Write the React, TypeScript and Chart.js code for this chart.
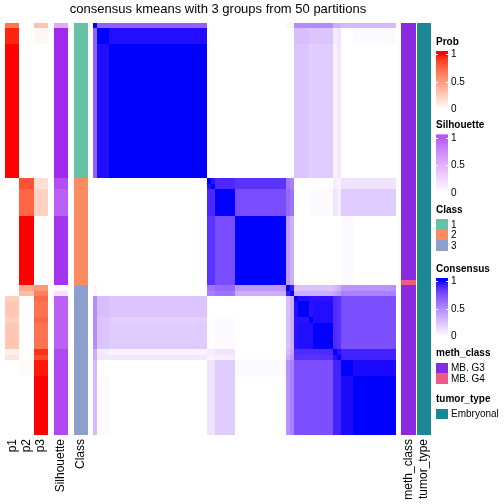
import React, { useEffect, useRef } from "react";
import { Chart, registerables } from "chart.js";

Chart.register(...registerables);

// ---------------- data ----------------
const TITLE = "consensus kmeans with 3 groups from 50 partitions";

// samples in heatmap order are grouped in runs that share the same profile
const groupSizes = [1, 3, 25, 2, 5, 13, 1, 1, 1, 3, 1, 5, 1, 1, 3, 11];
const groupClass = [1, 1, 1, 2, 2, 2, 3, 3, 3, 3, 3, 3, 3, 3, 3, 3];
const probP1 = [0.69, 0.96, 1, 0, 0, 0, 0, 0, 0.25, 0.3, 0.25, 0.3, 0.07, 0.14, 0, 0];
const probP2 = [0, 0, 0, 0.83, 0.76, 1, 0.46, 0.35, 0, 0, 0, 0, 0, 0, 0.02, 0];
const probP3 = [0.31, 0.04, 0, 0.17, 0.24, 0, 0.54, 0.65, 0.75, 0.7, 0.75, 0.7, 0.93, 0.86, 0.98, 1];
const silhouette = [0.42, 0.98, 0.98, 0.85, 0.78, 0.95, 0.03, 0.15, 0.78, 0.78, 0.78, 0.78, 0.88, 0.88, 0.88, 0.88];

// upper triangle of the (symmetric) consensus between run groups
const consensusUpper = [
  [1, 0.68, 0.68, 0, 0, 0, 0.04, 0.04, 0.5, 0.5, 0.5, 0.5, 0.35, 0.35, 0.3, 0.3],
  [1, 0.98, 0, 0, 0, 0, 0, 0.28, 0.28, 0.25, 0.25, 0.08, 0.1, 0, 0.02],
  [1, 0, 0, 0, 0, 0, 0.25, 0.25, 0.2, 0.22, 0.05, 0.1, 0, 0],
  [0.97, 0.91, 0.87, 0.6, 0.55, 0, 0, 0, 0, 0.07, 0.05, 0.12, 0.12],
  [1, 0.77, 0.65, 0.6, 0, 0, 0.02, 0.02, 0.12, 0.07, 0.22, 0.22],
  [1, 0.44, 0.35, 0, 0, 0, 0, 0, 0, 0.02, 0],
  [1, 0.95, 0.27, 0.27, 0.27, 0.27, 0.3, 0.35, 0.47, 0.47],
  [1, 0.35, 0.35, 0.35, 0.35, 0.4, 0.45, 0.55, 0.55],
  [1, 0.98, 0.97, 0.97, 0.9, 0.88, 0.76, 0.76],
  [1, 0.97, 0.98, 0.9, 0.88, 0.76, 0.76],
  [1, 0.98, 0.9, 0.88, 0.76, 0.76],
  [1, 0.9, 0.88, 0.76, 0.76],
  [1, 0.97, 0.93, 0.93],
  [1, 0.93, 0.93],
  [1, 0.985],
  [1],
];

const classLevels = ["1", "2", "3"];
const methClassLevels = ["MB. G3", "MB. G4"];
const methClassRuns = [
  [0, 48],
  [1, 1],
  [0, 28],
]; // [level index, number of samples]
const tumorTypeLevels = ["Embryonal"];
const tumorTypeRuns = [[0, 77]];
const gradientTicks = [1, 0.5, 0];
const gradientTickLabels = ["1", "0.5", "0"];

// ---------------- styles / layout ----------------
const FONT = "'Liberation Sans', Arial, Helvetica, sans-serif";
const CLASS_COLORS = ["#66c2a5", "#fc8d62", "#8da0cb"];
const METH_COLORS = ["#8a2be2", "#ee5a85"];
const TUMOR_COLORS = ["#1b8797"];
const RED = "#ff0000";
const PURPLE = "#a020f0";
const BLUE = "#0000ff";

const HEAT_X0 = 93;
const HEAT_X1 = 396;
const AREA_LEFT = 5;
const AREA_RIGHT = 431;
const AREA_BOTTOM = 435;
const LABEL_TOP = 439;
const LEG_X = 436;
const LEG_W = 12;

// ---------------- colour helpers (LAB interpolation) ----------------
function toLin(c: number) {
  c /= 255;
  return c <= 0.04045 ? c / 12.92 : Math.pow((c + 0.055) / 1.055, 2.4);
}
function fromLin(v: number) {
  v = Math.max(0, Math.min(1, v));
  const s = v <= 0.0031308 ? 12.92 * v : 1.055 * Math.pow(v, 1 / 2.4) - 0.055;
  return Math.round(s * 255);
}
const WX = 0.95047, WY = 1, WZ = 1.08883;
function hexToLab(hex: string) {
  const r = toLin(parseInt(hex.slice(1, 3), 16));
  const g = toLin(parseInt(hex.slice(3, 5), 16));
  const b = toLin(parseInt(hex.slice(5, 7), 16));
  const X = (0.4124 * r + 0.3576 * g + 0.1805 * b) / WX;
  const Y = (0.2126 * r + 0.7152 * g + 0.0722 * b) / WY;
  const Z = (0.0193 * r + 0.1192 * g + 0.9505 * b) / WZ;
  const f = (t: number) => (t > 0.008856 ? Math.cbrt(t) : 7.787 * t + 16 / 116);
  const fx = f(X), fy = f(Y), fz = f(Z);
  return [116 * fy - 16, 500 * (fx - fy), 200 * (fy - fz)];
}
function labToRgb(L: number, a: number, bb: number) {
  const fy = (L + 16) / 116;
  const fx = fy + a / 500;
  const fz = fy - bb / 200;
  const inv = (t: number) => (t * t * t > 0.008856 ? t * t * t : (t - 16 / 116) / 7.787);
  const X = WX * inv(fx), Y = WY * inv(fy), Z = WZ * inv(fz);
  const r = 3.2406 * X - 1.5372 * Y - 0.4986 * Z;
  const g = -0.9689 * X + 1.8758 * Y + 0.0415 * Z;
  const b = 0.0557 * X - 0.204 * Y + 1.057 * Z;
  return `rgb(${fromLin(r)},${fromLin(g)},${fromLin(b)})`;
}
function ramp(high: string) {
  const lo = hexToLab("#ffffff");
  const hi = hexToLab(high);
  return (t: number) => {
    const u = Math.max(0, Math.min(1, t));
    return labToRgb(lo[0] + (hi[0] - lo[0]) * u, lo[1] + (hi[1] - lo[1]) * u, lo[2] + (hi[2] - lo[2]) * u);
  };
}
const probColor = ramp(RED);
const silColor = ramp(PURPLE);
const consColor = ramp(BLUE);

// ---------------- derived ----------------
const sampleGroup: number[] = [];
groupSizes.forEach((s, g) => {
  for (let k = 0; k < s; k++) sampleGroup.push(g);
});
const N = sampleGroup.length;
const G = groupSizes.length;
const consensus: number[][] = Array.from({ length: G }, () => new Array(G).fill(0));
consensusUpper.forEach((row, a) => {
  row.forEach((v, k) => {
    consensus[a][a + k] = v;
    consensus[a + k][a] = v;
  });
});
function expandRuns(runs: number[][]) {
  const out: number[] = [];
  runs.forEach(([lvl, n]) => {
    for (let k = 0; k < n; k++) out.push(lvl);
  });
  return out;
}
const methClass = expandRuns(methClassRuns);
const tumorType = expandRuns(tumorTypeRuns);
const rows = Array.from({ length: N }, (_, i) => i);

const CW = (HEAT_X1 - HEAT_X0) / N;
const toUnit = (px: number) => (px - HEAT_X0) / CW;

const annotCols = [
  { name: "p1", px: [5, 19.5], color: (i: number) => probColor(probP1[sampleGroup[i]]) },
  { name: "p2", px: [19.5, 33.8], color: (i: number) => probColor(probP2[sampleGroup[i]]) },
  { name: "p3", px: [33.8, 48], color: (i: number) => probColor(probP3[sampleGroup[i]]) },
  { name: "Silhouette", px: [54, 68], color: (i: number) => silColor(silhouette[sampleGroup[i]]) },
  { name: "Class", px: [74, 88], color: (i: number) => CLASS_COLORS[groupClass[sampleGroup[i]] - 1] },
  { name: "meth_class", px: [401, 416], color: (i: number) => METH_COLORS[methClass[i]] },
  { name: "tumor_type", px: [417, 431], color: (i: number) => TUMOR_COLORS[tumorType[i]] },
];

function buildDatasets() {
  const ds: any[] = [];
  for (let j = 0; j < N; j++) {
    ds.push({
      label: `col ${j}`,
      data: rows.map(() => [j, j + 1]),
      backgroundColor: rows.map((i) =>
        consColor(i === j ? 1 : consensus[sampleGroup[i]][sampleGroup[j]])
      ),
    });
  }
  annotCols.forEach((c) => {
    ds.push({
      label: c.name,
      data: rows.map(() => [toUnit(c.px[0]), toUnit(c.px[1])]),
      backgroundColor: rows.map((i) => c.color(i)),
    });
  });
  return ds;
}

// snap the scale-computed bar edges to whole pixels (crisp raster-like cells)
const snapPlugin = {
  id: "snapCells",
  afterDatasetsUpdate(chart: any) {
    chart.data.datasets.forEach((_: any, di: number) => {
      const meta = chart.getDatasetMeta(di);
      meta.data.forEach((el: any) => {
        const l = Math.round(Math.min(el.x, el.base));
        const r = Math.round(Math.max(el.x, el.base));
        const t = Math.round(el.y - el.height / 2);
        const b = Math.round(el.y + el.height / 2);
        el.base = l;
        el.x = r;
        el.width = r - l;
        el.y = (t + b) / 2;
        el.height = b - t;
      });
    });
  },
};

// ---------------- legend / label drawing plugin ----------------
function gradientLegend(ctx: CanvasRenderingContext2D, title: string, T: number, col: (t: number) => string) {
  ctx.fillStyle = "#000";
  ctx.font = `bold 10px ${FONT}`;
  ctx.textAlign = "left";
  ctx.textBaseline = "middle";
  ctx.fillText(title, LEG_X, T);
  const top = T + 9;
  const y1 = T + 12;
  const y0 = T + 67;
  for (let y = top; y < y0; y += 1) {
    const v = y < y1 ? 1 : 1 - (y - y1) / (y0 - y1);
    ctx.fillStyle = col(v);
    ctx.fillRect(LEG_X, y, LEG_W, 1);
  }
  ctx.strokeStyle = "#ffffff";
  ctx.lineWidth = 1;
  ctx.font = `10px ${FONT}`;
  gradientTicks.forEach((v, k) => {
    const y = Math.round(y0 - v * (y0 - y1)) + 0.5;
    ctx.beginPath();
    ctx.moveTo(LEG_X, y);
    ctx.lineTo(LEG_X + 2, y);
    ctx.moveTo(LEG_X + LEG_W - 2, y);
    ctx.lineTo(LEG_X + LEG_W, y);
    ctx.stroke();
    ctx.fillStyle = "#000";
    ctx.fillText(gradientTickLabels[k], LEG_X + LEG_W + 3, y);
  });
}

function discreteLegend(ctx: CanvasRenderingContext2D, title: string, T: number, labels: string[], colors: string[]) {
  ctx.fillStyle = "#000";
  ctx.font = `bold 10px ${FONT}`;
  ctx.textAlign = "left";
  ctx.textBaseline = "middle";
  ctx.fillText(title, LEG_X, T);
  const h = 10.5;
  ctx.font = `10px ${FONT}`;
  labels.forEach((lab, k) => {
    const y = T + 9 + k * h;
    ctx.fillStyle = colors[k];
    ctx.fillRect(LEG_X, Math.round(y), LEG_W, Math.round(y + h) - Math.round(y));
    ctx.fillStyle = "#000";
    ctx.fillText(lab, LEG_X + LEG_W + 3, y + h / 2 + 0.5);
  });
}

const decorPlugin = {
  id: "decor",
  afterDraw(chart: any) {
    const ctx: CanvasRenderingContext2D = chart.ctx;
    ctx.save();
    ctx.fillStyle = "#000";
    ctx.font = `12px ${FONT}`;
    ctx.textAlign = "right";
    ctx.textBaseline = "middle";
    annotCols.forEach((c) => {
      const cx = (c.px[0] + c.px[1]) / 2;
      ctx.save();
      ctx.translate(cx, LABEL_TOP);
      ctx.rotate(-Math.PI / 2);
      ctx.fillText(c.name, 0, 0);
      ctx.restore();
    });
    gradientLegend(ctx, "Prob", 42, probColor);
    gradientLegend(ctx, "Silhouette", 125.5, silColor);
    discreteLegend(ctx, "Class", 210, classLevels, CLASS_COLORS);
    gradientLegend(ctx, "Consensus", 269, consColor);
    discreteLegend(ctx, "meth_class", 353.5, methClassLevels, METH_COLORS);
    discreteLegend(ctx, "tumor_type", 399.5, tumorTypeLevels, TUMOR_COLORS);
    ctx.restore();
  },
};

export default function App() {
  const ref = useRef<HTMLCanvasElement | null>(null);
  useEffect(() => {
    if (!ref.current) return;
    const chart = new Chart(ref.current, {
      type: "bar",
      data: { labels: rows.map((i) => String(i)), datasets: buildDatasets() },
      options: {
        animation: false,
        responsive: false,
        devicePixelRatio: 1,
        indexAxis: "y",
        layout: { padding: { left: AREA_LEFT, right: 504 - AREA_RIGHT, top: 0, bottom: 504 - AREA_BOTTOM } },
        datasets: {
          bar: {
            grouped: false,
            barPercentage: 1,
            categoryPercentage: 1,
            borderWidth: 0,
            inflateAmount: 0,
          },
        } as any,
        scales: {
          x: { type: "linear", min: toUnit(AREA_LEFT), max: toUnit(AREA_RIGHT), display: false },
          y: { type: "category", display: false, offset: true },
        },
        plugins: {
          legend: { display: false },
          tooltip: { enabled: false },
          title: {
            display: true,
            text: TITLE,
            fullSize: false,
            color: "#000",
            font: { family: FONT, size: 13, weight: "normal" },
            padding: { top: 2, bottom: 5.4 },
          },
        },
      } as any,
      plugins: [snapPlugin, decorPlugin],
    });
    return () => chart.destroy();
  }, []);
  return (
    <div style={{ position: "absolute", left: 0, top: 0, width: 504, height: 504, background: "#fff" }}>
      <canvas ref={ref} width={504} height={504} style={{ display: "block", width: 504, height: 504 }} />
    </div>
  );
}
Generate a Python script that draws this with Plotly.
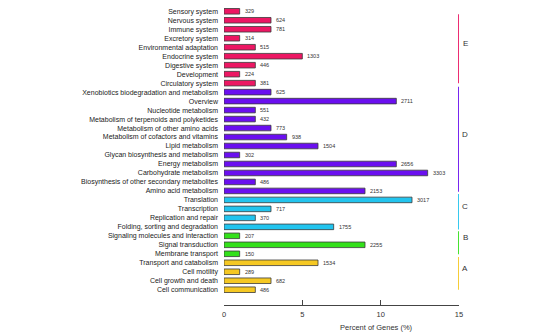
════════════════
* [Description of the task]:
Restate the lines of the records exactly, starting at the first and stopping after the line with "kmeans with 3". Leave out any picture.

* [Result]:
Write the React, TypeScript and Chart.js code for this chart.
import React, { useEffect, useRef } from "react";
import { Chart, registerables } from "chart.js";

Chart.register(...registerables);

// ---------------- data ----------------
const TITLE = "consensus kmeans with 3 groups from 50 partitions";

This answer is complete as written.